| Information provided |
....

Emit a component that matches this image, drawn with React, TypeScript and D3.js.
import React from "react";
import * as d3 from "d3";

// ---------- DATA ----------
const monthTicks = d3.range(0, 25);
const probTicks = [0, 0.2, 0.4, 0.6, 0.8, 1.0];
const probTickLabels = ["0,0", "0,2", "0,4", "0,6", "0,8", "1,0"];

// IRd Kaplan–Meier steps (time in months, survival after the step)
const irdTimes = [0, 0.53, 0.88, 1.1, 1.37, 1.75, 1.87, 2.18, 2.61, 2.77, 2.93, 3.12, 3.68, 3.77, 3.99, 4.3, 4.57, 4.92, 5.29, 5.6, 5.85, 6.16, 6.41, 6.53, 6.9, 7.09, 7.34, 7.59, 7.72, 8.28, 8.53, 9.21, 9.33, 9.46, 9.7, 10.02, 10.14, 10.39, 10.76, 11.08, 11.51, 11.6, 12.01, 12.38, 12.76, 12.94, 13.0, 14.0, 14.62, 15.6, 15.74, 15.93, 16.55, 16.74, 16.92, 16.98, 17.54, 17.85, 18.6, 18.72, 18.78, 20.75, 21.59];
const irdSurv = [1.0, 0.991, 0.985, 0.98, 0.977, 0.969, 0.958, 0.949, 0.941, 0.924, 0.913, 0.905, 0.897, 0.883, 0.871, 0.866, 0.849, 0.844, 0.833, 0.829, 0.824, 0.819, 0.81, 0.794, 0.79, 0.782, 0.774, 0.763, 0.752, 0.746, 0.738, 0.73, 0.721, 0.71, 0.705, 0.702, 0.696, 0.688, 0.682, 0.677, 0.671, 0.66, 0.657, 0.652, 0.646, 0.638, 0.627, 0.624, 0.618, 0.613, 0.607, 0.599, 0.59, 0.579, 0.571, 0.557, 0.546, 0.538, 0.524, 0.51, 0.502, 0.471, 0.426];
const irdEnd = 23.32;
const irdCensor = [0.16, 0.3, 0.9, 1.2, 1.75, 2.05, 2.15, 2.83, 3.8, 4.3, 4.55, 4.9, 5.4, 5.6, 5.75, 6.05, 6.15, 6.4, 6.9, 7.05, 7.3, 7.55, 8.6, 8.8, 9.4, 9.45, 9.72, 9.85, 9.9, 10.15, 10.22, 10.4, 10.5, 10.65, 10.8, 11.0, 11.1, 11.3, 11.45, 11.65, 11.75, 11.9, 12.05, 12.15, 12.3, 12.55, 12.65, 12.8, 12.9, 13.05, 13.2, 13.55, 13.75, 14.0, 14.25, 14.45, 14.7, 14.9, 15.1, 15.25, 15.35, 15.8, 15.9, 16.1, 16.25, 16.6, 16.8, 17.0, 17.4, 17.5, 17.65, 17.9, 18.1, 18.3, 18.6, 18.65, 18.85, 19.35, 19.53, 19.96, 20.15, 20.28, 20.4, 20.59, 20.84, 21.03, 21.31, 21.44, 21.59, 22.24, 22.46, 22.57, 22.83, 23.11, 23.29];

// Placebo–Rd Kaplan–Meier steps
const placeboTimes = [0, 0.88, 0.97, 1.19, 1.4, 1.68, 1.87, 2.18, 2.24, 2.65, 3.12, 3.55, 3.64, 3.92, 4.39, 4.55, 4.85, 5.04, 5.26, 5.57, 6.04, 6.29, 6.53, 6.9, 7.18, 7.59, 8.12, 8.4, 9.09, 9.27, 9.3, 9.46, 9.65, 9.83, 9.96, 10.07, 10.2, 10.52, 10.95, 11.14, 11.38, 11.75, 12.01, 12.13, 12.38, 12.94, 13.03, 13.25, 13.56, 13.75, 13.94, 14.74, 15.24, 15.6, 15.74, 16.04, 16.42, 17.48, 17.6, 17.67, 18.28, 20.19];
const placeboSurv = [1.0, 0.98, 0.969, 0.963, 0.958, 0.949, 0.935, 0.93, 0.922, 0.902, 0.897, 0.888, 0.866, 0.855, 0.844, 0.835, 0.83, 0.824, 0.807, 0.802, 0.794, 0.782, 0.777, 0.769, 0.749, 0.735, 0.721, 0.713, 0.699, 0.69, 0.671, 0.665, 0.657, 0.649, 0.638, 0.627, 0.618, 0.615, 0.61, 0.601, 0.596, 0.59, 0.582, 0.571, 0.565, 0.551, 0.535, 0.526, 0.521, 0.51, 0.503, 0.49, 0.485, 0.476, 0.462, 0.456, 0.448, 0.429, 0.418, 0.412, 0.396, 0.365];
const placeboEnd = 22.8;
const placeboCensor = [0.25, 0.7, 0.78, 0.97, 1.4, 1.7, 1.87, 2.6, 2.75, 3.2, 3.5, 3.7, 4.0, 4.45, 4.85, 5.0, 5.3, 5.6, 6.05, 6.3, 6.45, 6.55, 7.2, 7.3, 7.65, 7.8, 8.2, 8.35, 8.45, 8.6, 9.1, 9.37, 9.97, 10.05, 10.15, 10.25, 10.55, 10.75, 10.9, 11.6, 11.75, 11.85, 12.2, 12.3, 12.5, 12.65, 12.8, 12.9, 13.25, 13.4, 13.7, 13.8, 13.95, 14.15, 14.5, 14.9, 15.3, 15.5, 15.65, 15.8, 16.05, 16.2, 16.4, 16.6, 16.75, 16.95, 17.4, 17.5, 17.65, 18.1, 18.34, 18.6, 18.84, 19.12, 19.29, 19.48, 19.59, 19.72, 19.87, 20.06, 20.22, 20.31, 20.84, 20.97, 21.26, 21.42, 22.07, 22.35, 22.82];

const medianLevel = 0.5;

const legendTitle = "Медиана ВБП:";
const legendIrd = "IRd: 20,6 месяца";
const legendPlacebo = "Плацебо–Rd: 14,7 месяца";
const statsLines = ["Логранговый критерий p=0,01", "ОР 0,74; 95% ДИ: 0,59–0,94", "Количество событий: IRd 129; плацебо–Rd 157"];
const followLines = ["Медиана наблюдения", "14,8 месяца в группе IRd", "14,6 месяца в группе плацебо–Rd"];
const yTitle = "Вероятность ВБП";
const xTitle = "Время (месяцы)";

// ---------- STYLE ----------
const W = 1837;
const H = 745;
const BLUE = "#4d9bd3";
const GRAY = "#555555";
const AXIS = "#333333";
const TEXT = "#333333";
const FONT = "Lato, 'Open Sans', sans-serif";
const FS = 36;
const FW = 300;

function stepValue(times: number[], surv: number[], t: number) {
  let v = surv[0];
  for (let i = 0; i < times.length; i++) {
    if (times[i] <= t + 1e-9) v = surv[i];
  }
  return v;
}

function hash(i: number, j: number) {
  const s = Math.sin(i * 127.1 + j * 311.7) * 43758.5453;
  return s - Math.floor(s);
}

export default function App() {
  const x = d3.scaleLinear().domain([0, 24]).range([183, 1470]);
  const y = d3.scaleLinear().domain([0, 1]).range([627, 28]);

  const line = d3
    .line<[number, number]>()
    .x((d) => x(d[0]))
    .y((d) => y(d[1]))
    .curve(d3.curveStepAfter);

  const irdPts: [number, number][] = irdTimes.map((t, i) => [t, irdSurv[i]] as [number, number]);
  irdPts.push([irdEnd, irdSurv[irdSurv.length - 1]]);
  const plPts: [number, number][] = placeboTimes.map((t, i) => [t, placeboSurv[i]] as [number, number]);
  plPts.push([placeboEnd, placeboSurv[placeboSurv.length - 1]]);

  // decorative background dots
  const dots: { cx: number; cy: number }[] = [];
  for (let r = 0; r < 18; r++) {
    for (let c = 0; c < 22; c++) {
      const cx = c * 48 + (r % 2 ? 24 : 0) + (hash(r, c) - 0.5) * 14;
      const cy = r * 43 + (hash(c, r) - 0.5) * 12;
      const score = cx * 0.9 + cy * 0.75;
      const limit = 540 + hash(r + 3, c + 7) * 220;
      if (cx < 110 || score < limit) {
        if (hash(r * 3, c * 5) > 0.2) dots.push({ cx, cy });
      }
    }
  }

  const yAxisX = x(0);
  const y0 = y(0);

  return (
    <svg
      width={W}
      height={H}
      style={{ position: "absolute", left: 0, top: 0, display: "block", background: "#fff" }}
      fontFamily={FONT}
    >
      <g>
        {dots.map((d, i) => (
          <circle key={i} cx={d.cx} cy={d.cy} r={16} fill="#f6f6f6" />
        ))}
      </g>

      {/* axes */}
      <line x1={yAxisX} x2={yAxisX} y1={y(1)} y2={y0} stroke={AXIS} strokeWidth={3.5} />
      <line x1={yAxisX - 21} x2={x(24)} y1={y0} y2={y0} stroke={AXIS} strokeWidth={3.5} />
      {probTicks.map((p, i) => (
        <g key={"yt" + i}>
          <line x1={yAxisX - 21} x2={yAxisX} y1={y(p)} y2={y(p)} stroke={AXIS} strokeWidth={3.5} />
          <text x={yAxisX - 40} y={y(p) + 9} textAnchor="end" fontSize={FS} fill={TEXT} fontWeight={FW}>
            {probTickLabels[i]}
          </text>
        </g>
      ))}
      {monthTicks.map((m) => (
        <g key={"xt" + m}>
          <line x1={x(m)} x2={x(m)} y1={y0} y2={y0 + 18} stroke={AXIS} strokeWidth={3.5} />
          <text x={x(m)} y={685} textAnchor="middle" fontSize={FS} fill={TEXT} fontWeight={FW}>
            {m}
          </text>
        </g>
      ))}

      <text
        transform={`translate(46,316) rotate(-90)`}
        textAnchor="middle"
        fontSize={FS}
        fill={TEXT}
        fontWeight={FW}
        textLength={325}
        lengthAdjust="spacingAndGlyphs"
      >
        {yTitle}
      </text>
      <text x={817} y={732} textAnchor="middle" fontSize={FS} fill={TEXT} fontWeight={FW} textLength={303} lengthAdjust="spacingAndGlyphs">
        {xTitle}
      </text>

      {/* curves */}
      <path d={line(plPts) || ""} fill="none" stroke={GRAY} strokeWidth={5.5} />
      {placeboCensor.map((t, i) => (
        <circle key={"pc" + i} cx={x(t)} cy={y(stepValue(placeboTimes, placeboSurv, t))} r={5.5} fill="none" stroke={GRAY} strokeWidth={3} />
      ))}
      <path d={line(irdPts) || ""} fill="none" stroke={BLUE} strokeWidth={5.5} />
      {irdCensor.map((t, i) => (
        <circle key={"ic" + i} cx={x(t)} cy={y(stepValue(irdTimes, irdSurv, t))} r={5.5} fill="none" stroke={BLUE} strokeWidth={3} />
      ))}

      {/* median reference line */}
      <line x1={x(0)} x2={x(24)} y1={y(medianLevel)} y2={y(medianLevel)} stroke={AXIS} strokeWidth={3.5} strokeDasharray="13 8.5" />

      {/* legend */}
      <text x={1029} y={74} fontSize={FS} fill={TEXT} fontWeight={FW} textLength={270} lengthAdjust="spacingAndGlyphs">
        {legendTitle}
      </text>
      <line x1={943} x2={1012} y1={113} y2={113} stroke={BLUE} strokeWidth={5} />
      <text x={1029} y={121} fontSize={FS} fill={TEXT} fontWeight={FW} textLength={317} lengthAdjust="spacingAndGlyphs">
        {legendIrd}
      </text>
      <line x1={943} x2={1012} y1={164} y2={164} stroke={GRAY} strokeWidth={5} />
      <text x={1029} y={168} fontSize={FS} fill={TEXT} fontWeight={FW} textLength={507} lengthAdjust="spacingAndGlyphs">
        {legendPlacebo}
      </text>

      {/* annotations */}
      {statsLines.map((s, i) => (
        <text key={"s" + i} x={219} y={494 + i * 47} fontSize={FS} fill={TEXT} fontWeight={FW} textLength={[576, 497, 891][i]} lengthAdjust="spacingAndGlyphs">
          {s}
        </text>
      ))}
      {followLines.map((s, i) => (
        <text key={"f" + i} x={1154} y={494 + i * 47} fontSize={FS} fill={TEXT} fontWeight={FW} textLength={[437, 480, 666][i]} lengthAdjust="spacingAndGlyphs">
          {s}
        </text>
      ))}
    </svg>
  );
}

....

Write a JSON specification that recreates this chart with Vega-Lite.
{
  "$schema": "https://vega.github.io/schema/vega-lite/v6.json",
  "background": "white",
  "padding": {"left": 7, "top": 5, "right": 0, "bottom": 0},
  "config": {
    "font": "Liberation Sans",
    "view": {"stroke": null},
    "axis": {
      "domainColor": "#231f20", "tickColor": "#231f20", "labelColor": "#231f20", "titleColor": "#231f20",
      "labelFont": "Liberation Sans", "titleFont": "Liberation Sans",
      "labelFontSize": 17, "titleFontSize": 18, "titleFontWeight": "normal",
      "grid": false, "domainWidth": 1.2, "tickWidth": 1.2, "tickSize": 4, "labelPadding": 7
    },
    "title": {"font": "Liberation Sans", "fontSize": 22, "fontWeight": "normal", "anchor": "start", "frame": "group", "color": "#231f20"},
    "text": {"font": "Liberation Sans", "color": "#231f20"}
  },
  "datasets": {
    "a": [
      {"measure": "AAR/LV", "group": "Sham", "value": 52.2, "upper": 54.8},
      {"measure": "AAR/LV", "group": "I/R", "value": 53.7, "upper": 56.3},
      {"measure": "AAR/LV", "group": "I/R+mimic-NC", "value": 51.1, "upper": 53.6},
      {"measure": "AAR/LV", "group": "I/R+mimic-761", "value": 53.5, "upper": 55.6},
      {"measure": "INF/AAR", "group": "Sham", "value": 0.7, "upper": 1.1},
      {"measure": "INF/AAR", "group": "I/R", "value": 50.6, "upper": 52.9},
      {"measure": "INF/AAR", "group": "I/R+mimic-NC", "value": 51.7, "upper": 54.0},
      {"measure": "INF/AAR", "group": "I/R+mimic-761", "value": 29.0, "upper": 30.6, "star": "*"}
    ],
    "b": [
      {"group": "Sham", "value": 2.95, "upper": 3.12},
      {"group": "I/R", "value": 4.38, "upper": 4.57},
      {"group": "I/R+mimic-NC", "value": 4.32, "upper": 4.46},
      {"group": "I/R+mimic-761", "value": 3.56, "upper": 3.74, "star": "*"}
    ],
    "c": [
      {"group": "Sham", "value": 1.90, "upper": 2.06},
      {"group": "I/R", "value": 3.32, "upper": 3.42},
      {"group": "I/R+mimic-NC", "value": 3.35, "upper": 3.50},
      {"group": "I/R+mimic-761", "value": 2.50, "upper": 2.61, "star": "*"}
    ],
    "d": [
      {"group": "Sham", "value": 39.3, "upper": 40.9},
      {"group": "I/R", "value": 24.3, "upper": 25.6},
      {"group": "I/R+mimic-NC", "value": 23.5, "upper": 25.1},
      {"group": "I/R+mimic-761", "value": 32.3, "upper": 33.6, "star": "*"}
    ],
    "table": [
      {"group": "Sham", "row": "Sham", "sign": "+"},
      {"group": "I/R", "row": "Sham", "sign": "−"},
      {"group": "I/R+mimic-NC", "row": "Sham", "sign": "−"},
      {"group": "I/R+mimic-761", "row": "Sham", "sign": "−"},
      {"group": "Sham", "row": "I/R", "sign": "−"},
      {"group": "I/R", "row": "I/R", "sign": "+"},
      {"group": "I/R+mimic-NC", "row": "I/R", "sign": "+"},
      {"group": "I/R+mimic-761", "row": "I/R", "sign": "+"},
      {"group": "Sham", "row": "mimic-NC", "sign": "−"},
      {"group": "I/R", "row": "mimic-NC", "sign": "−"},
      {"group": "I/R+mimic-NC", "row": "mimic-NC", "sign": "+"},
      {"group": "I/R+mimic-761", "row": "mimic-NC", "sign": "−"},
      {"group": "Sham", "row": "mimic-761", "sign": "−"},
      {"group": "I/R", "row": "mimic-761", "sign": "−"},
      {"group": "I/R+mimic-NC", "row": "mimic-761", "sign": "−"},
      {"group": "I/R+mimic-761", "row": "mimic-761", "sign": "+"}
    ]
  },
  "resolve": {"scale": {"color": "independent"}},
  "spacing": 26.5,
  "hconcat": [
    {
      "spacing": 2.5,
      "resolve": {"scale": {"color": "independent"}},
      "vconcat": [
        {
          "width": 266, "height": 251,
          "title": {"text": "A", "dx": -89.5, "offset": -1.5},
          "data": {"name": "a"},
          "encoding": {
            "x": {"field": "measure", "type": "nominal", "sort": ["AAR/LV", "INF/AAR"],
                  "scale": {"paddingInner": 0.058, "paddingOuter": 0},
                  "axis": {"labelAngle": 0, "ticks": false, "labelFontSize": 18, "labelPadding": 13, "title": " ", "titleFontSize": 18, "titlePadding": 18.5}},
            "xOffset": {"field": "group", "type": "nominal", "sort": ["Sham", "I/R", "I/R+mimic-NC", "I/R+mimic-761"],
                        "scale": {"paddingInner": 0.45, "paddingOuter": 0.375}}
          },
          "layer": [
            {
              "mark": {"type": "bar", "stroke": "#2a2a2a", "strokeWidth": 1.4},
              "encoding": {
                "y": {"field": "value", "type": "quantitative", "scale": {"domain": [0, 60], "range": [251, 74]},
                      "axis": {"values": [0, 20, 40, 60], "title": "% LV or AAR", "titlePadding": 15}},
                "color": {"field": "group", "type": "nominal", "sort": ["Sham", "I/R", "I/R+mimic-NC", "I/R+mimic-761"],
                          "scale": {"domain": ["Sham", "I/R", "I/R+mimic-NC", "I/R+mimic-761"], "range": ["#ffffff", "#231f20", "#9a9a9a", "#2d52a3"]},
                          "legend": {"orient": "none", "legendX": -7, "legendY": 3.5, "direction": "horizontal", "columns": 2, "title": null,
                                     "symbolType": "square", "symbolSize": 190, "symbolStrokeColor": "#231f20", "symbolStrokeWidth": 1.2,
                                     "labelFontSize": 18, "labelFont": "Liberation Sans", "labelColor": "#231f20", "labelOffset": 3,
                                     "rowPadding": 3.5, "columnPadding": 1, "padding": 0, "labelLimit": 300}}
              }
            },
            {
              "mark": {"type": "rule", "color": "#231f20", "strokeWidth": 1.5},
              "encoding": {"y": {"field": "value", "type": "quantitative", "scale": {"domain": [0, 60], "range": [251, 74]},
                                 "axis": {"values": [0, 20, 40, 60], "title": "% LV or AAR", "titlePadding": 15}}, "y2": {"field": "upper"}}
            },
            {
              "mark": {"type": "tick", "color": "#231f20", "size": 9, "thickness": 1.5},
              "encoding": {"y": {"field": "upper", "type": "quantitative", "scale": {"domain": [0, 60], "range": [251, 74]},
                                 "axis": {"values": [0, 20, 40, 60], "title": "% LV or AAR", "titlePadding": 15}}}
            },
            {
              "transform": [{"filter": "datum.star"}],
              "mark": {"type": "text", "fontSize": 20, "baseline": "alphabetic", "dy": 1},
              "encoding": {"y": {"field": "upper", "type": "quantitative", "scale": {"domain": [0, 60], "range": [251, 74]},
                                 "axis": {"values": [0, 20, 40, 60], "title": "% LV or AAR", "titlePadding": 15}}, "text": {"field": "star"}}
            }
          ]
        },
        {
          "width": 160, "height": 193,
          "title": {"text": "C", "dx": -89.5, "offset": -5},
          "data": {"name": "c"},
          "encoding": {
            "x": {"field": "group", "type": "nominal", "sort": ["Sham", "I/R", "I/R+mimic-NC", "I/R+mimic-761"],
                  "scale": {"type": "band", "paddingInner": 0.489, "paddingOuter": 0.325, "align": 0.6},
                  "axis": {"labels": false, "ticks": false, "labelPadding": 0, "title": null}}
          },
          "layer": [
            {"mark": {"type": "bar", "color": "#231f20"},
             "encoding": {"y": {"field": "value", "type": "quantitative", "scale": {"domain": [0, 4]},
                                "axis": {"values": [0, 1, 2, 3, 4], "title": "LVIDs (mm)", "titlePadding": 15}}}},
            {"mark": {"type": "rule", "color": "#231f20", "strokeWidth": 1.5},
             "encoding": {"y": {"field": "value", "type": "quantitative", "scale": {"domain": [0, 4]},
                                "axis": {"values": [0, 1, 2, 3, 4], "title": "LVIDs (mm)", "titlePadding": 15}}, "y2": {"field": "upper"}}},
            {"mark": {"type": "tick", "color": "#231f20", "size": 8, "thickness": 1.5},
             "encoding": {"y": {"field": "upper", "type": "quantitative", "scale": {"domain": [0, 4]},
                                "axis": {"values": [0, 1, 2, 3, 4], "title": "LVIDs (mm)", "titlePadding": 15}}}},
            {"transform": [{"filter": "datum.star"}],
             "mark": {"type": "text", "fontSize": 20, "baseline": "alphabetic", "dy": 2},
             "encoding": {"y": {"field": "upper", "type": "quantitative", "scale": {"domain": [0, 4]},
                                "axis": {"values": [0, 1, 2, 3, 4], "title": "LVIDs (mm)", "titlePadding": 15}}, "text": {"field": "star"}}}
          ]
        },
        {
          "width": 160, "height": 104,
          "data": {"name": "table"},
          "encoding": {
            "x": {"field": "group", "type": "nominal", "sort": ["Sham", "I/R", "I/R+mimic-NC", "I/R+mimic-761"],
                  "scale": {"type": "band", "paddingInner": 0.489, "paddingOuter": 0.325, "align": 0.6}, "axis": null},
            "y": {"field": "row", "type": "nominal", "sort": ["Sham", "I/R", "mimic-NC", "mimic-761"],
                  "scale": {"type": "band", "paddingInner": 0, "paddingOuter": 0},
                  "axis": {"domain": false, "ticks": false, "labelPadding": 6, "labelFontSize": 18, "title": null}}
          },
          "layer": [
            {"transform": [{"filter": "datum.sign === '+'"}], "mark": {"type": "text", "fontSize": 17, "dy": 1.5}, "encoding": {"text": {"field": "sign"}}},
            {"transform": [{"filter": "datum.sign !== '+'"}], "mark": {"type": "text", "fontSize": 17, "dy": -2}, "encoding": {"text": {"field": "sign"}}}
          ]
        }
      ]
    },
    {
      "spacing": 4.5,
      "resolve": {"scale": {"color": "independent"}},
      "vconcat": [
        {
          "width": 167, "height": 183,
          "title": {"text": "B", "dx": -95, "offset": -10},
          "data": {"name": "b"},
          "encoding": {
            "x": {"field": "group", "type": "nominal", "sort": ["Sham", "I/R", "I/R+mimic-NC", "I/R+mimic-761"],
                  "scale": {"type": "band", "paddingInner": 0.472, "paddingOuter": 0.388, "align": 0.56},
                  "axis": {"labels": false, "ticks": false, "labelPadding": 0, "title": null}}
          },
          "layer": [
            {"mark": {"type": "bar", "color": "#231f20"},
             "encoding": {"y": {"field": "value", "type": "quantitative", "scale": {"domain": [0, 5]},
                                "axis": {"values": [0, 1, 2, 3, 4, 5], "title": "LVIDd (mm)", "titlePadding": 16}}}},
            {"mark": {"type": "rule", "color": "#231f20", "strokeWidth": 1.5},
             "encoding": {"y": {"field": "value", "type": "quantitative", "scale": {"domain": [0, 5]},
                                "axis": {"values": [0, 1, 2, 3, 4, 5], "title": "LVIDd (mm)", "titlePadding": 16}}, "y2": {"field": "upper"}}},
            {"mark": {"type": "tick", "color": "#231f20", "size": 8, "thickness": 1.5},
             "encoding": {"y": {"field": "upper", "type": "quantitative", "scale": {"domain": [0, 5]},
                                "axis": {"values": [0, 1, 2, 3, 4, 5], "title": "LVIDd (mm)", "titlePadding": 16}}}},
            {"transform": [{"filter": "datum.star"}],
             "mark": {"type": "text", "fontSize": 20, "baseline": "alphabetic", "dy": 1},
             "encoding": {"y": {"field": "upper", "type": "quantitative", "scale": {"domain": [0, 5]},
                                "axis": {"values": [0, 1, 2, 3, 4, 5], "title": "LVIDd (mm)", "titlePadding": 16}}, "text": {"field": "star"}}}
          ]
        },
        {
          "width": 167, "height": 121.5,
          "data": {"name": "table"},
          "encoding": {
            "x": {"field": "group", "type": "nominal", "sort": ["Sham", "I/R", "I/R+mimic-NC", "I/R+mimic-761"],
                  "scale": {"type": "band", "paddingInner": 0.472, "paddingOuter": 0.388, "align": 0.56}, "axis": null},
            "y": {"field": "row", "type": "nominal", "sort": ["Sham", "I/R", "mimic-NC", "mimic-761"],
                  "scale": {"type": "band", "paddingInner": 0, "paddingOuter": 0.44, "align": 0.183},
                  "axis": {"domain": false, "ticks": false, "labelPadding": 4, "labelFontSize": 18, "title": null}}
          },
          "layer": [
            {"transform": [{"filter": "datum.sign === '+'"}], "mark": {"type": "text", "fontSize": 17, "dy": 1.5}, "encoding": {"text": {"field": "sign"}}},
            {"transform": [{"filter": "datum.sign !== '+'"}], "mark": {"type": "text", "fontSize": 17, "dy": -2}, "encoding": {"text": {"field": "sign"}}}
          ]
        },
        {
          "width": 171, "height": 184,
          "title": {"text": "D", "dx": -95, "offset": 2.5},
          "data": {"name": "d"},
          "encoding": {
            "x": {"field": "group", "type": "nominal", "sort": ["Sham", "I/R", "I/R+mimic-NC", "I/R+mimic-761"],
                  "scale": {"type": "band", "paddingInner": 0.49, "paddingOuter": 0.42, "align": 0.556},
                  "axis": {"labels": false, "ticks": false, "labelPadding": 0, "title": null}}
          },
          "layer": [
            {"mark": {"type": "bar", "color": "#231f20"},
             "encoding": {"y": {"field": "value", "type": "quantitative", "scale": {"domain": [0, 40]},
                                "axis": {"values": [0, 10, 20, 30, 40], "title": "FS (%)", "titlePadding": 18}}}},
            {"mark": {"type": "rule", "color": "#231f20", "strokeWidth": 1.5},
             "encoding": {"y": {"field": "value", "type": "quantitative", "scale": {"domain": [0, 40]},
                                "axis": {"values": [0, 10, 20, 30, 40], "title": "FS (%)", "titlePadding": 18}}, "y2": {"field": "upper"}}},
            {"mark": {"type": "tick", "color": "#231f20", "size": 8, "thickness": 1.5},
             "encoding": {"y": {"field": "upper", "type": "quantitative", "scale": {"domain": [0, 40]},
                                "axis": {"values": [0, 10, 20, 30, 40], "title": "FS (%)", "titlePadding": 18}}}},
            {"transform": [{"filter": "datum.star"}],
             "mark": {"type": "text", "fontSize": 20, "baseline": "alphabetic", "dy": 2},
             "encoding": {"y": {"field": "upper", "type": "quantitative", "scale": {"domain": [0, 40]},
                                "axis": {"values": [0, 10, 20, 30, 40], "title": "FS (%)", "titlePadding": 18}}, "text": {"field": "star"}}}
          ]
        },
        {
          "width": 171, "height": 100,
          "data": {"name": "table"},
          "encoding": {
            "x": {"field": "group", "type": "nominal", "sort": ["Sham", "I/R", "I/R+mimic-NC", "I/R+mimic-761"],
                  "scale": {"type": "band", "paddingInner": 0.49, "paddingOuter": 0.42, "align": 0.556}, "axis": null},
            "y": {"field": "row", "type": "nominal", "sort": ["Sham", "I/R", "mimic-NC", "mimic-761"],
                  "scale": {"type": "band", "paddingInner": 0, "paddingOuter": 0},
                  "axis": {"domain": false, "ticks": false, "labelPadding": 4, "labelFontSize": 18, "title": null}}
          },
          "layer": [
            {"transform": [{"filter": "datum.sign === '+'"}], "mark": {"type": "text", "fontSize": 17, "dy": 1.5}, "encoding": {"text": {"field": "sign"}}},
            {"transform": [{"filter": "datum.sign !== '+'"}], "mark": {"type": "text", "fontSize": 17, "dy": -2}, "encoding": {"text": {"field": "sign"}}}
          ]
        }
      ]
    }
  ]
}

....

| Goal |
Find each line in the records holding the string "React" and show it.

| Completed task |
Emit a component that matches this image, drawn with React, TypeScript and D3.js.
import React from "react";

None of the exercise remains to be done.